The cane, however. The cane has brought out the Florence Nightingale in more people than I ever would have expected. It says I'm clearly not dying, at least not yet, and I'm no longer spoiled rich girl, but somehow now plucky survivor, likely with some degenerative disease (not wrong there) but still getting along on all that pluck (such a good word I wanted to use it again) which is a quality New Yorkers adore, so let me give you my subway seat/carry your groceries/seat you for your dinner reservation before your entire party is here, and so on.

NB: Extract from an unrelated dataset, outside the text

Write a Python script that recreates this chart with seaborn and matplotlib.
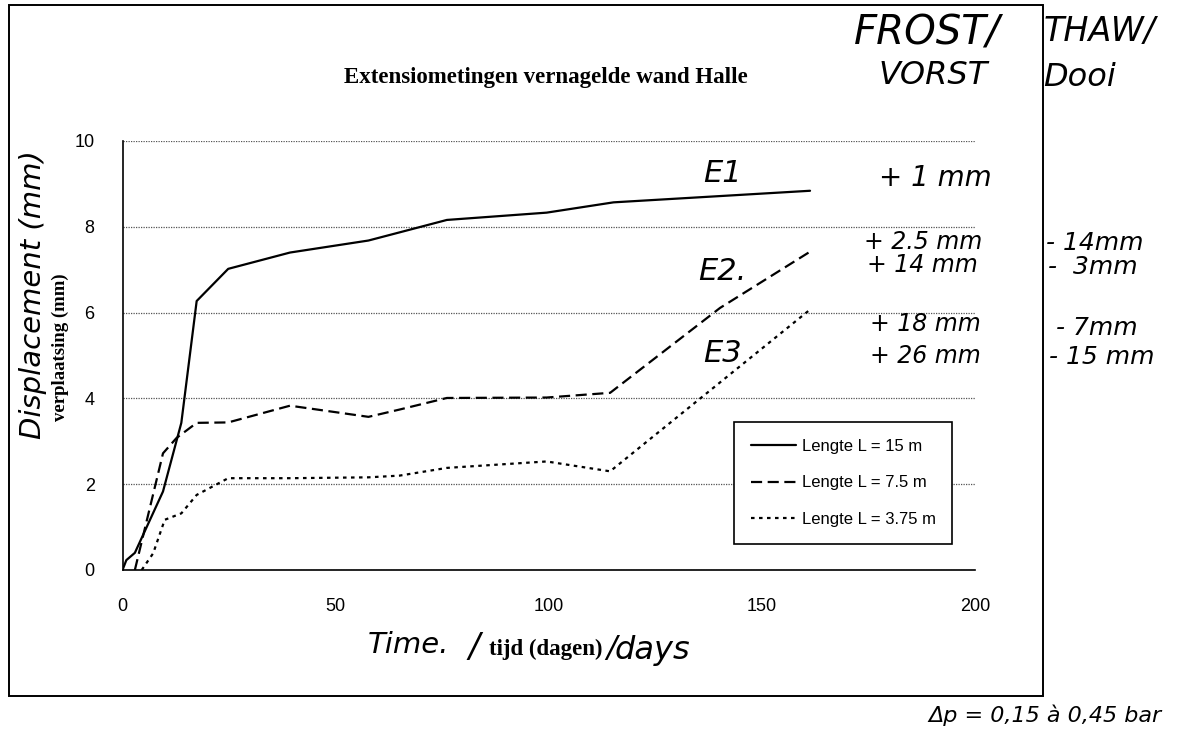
import numpy as np
import pandas as pd
import matplotlib
matplotlib.use("Agg")
import matplotlib.pyplot as plt
import matplotlib.patches as mpatches
import seaborn as sns

# ---- data ----
days_e1 = [0, 0.9, 2.9, 9.5, 13.8, 17.4, 24.8, 39.3, 57.7, 65, 76.1, 99.5, 115.2, 161.3]
disp_e1 = [0, 0.23, 0.40, 1.83, 3.43, 6.27, 7.02, 7.40, 7.68, 7.87, 8.16, 8.33, 8.57, 8.84]

days_e2 = [2.9, 9.5, 12.7, 17.4, 24.8, 39.3, 57.7, 65, 76.1, 99.5, 114.4, 140.2, 161.3]
disp_e2 = [0, 2.72, 3.08, 3.43, 3.44, 3.83, 3.57, 3.74, 4.01, 4.02, 4.13, 6.11, 7.42]

days_e3 = [4.5, 7.2, 9.9, 13.8, 17.4, 24.8, 39.3, 57.7, 65, 76.1, 99.5, 114.4, 161.3]
disp_e3 = [0, 0.39, 1.17, 1.32, 1.75, 2.14, 2.14, 2.16, 2.20, 2.38, 2.53, 2.30, 6.07]

series_labels = ["Lengte L = 15 m", "Lengte L = 7.5 m", "Lengte L = 3.75 m"]
x_ticks = [0, 50, 100, 150, 200]
y_ticks = [0, 2, 4, 6, 8, 10]

df = pd.concat([
    pd.DataFrame({"day": days_e1, "disp": disp_e1, "serie": series_labels[0]}),
    pd.DataFrame({"day": days_e2, "disp": disp_e2, "serie": series_labels[1]}),
    pd.DataFrame({"day": days_e3, "disp": disp_e3, "serie": series_labels[2]}),
], ignore_index=True)

sns.set_theme(style="white")
plt.rcParams["font.family"] = ["Liberation Sans", "DejaVu Sans"]
plt.rcParams["text.color"] = "black"
plt.rcParams["legend.labelcolor"] = "black"

W, H = 1178, 735
fig = plt.figure(figsize=(W / 100, H / 100), dpi=100)
ax = fig.add_axes([122.5 / W, 1 - 570 / H, (975 - 122.5) / W, (570 - 141) / H])

sns.lineplot(data=df, x="day", y="disp", style="serie", sort=False,
             dashes={series_labels[0]: "", series_labels[1]: (5, 2.5), series_labels[2]: (1.6, 2)},
             color="black", linewidth=1.6, ax=ax, estimator=None)

ax.set_xlim(0, 200)
ax.set_ylim(0, 10)
ax.set_xticks(x_ticks)
ax.set_yticks(y_ticks)
ax.set_xticklabels([str(v) for v in x_ticks], fontsize=13)
ax.set_yticklabels([str(v) for v in y_ticks], fontsize=13)
ax.tick_params(axis="x", direction="inout", length=10, width=1, pad=15, colors="black")
ax.tick_params(axis="y", direction="inout", length=8, width=1, pad=16, colors="black")
ax.grid(axis="y", linestyle=(0, (1, 1)), color="#555555", linewidth=0.9)
ax.grid(axis="x", visible=False)
for s in ["top", "right"]:
    ax.spines[s].set_visible(False)
for s in ["left", "bottom"]:
    ax.spines[s].set_color("black")
    ax.spines[s].set_linewidth(1.2)
ax.set_xlabel("")
ax.set_ylabel("")

leg = ax.legend(loc="upper left", bbox_to_anchor=((734 - 122.5) / 852.5, (570 - 422) / 429),
                frameon=True, fancybox=False, fontsize=12, handlelength=2.7, labelspacing=1.3,
                borderpad=1.0, handletextpad=0.35, borderaxespad=0, title=None)
leg.get_frame().set_edgecolor("black")
leg.get_frame().set_linewidth(1.2)
leg.get_frame().set_alpha(1)
for t in leg.get_texts():
    t.set_color("black")

# title
fig.text(546 / W, 1 - 77 / H, "Extensiometingen vernagelde wand Halle", ha="center", va="center",
         fontsize=16.5, fontweight="bold", family="Liberation Serif", color="black")

# axis labels
hand = dict(family="DejaVu Sans", style="italic", color="black")
fig.text(33 / W, 1 - 295 / H, "Displacement (mm)", rotation=90, ha="center", va="center", fontsize=21, **hand)
fig.text(60 / W, 1 - 347 / H, "verplaatsing (mm)", rotation=90, ha="center", va="center",
         fontsize=13.5, fontweight="bold", family="Liberation Serif", color="black")
fig.text(408 / W, 1 - 645 / H, "Time.", ha="center", va="center", fontsize=21, **hand)
fig.text(474 / W, 1 - 648 / H, "/", ha="center", va="center", fontsize=24, **hand)
fig.text(546 / W, 1 - 649 / H, "tijd (dagen)", ha="center", va="center",
         fontsize=16.5, fontweight="bold", family="Liberation Serif", color="black")
fig.text(611 / W, 1 - 648 / H, "/", ha="center", va="center", fontsize=22, **hand)
fig.text(652 / W, 1 - 650 / H, "days", ha="center", va="center", fontsize=23, **hand)

# handwritten annotations
notes = [
    (927, 33, "FROST/", 29), (933, 76, "VORST", 23),
    (1100, 31, "THAW/", 24), (1080, 78, "Dooi", 23),
    (723, 174, "E1", 22), (722, 271, "E2.", 22), (723, 353, "E3", 22),
    (935, 178, "+ 1 mm", 20),
    (923, 242, "+ 2.5 mm", 17), (922, 265, "+ 14 mm", 17),
    (1095, 243, "- 14mm", 18), (1093, 267, "-  3mm", 18),
    (925, 324, "+ 18 mm", 17), (925, 356, "+ 26 mm", 17),
    (1097, 328, "- 7mm", 18), (1102, 357, "- 15 mm", 18),
    (1045, 715, "Δp = 0,15 à 0,45 bar", 16),
]
for x, y, t, fs in notes:
    fig.text(x / W, 1 - y / H, t, ha="center", va="center", fontsize=fs, **hand)

# frame round the chart
fig.patches.append(mpatches.Rectangle((9 / W, 1 - 696 / H), (1043 - 9) / W, (696 - 5) / H,
                                      fill=False, edgecolor="black", linewidth=1.4,
                                      transform=fig.transFigure, figure=fig))

fig.savefig("out.png", dpi=100, facecolor="white")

It's proven invaluable in many situations, and even more so if I protest that I'm really fine to stand up, etc (so plucky in the face of such obvious tragedy!) which I usually am anyway... as much as the cane's lingering presence in my life irritated me at first, I'm now starting to wonder if I should keep it around and perhaps pull it out for special occasions that could use a little help, like dinner reservations on a Friday night. (I'm just saying.)

Wednesday, August 1, 2007

Full Circle and Around Again

I just realized that I walked the 2 1/2 (long avenue) blocks from the subway to my apartment in full on New York City dweller take-no-prisoners double-time speed walk. Which I may have done pre-surgery, except that by the time I got to my building I would have been limping. I didn't even realize how fast I was walking until the woman walking behind me passed as I stopped at my building and I saw how fast she was going. And she didn't lap me or anything.

And nothing hurts. At all. I feel totally fine. It's a serious miracle.

Please Use Caution Opening Overhead Bins

As some contents may have shifted during flight. Namely, the fat cells in my right leg, behind the scar. There is a mildly disturbing new formation that has caused a visible (at least to me) cellulite dimple that I now like to absentmindedly put my finger in as I walk down the street. Is it solely the fault of the metal and hence will be gone when contents are reshifted next year? Possibly, although it is also not out of the question that this is the permanent new configuration of my thigh.

Oh vanity, thou art a cruel mistress. Looks like my fashion future is squarely set in to-the-knee-or-below styles. Either that or I go commando Spencer Tunick style and let it all hang out... who's with me? Anyone? Hello?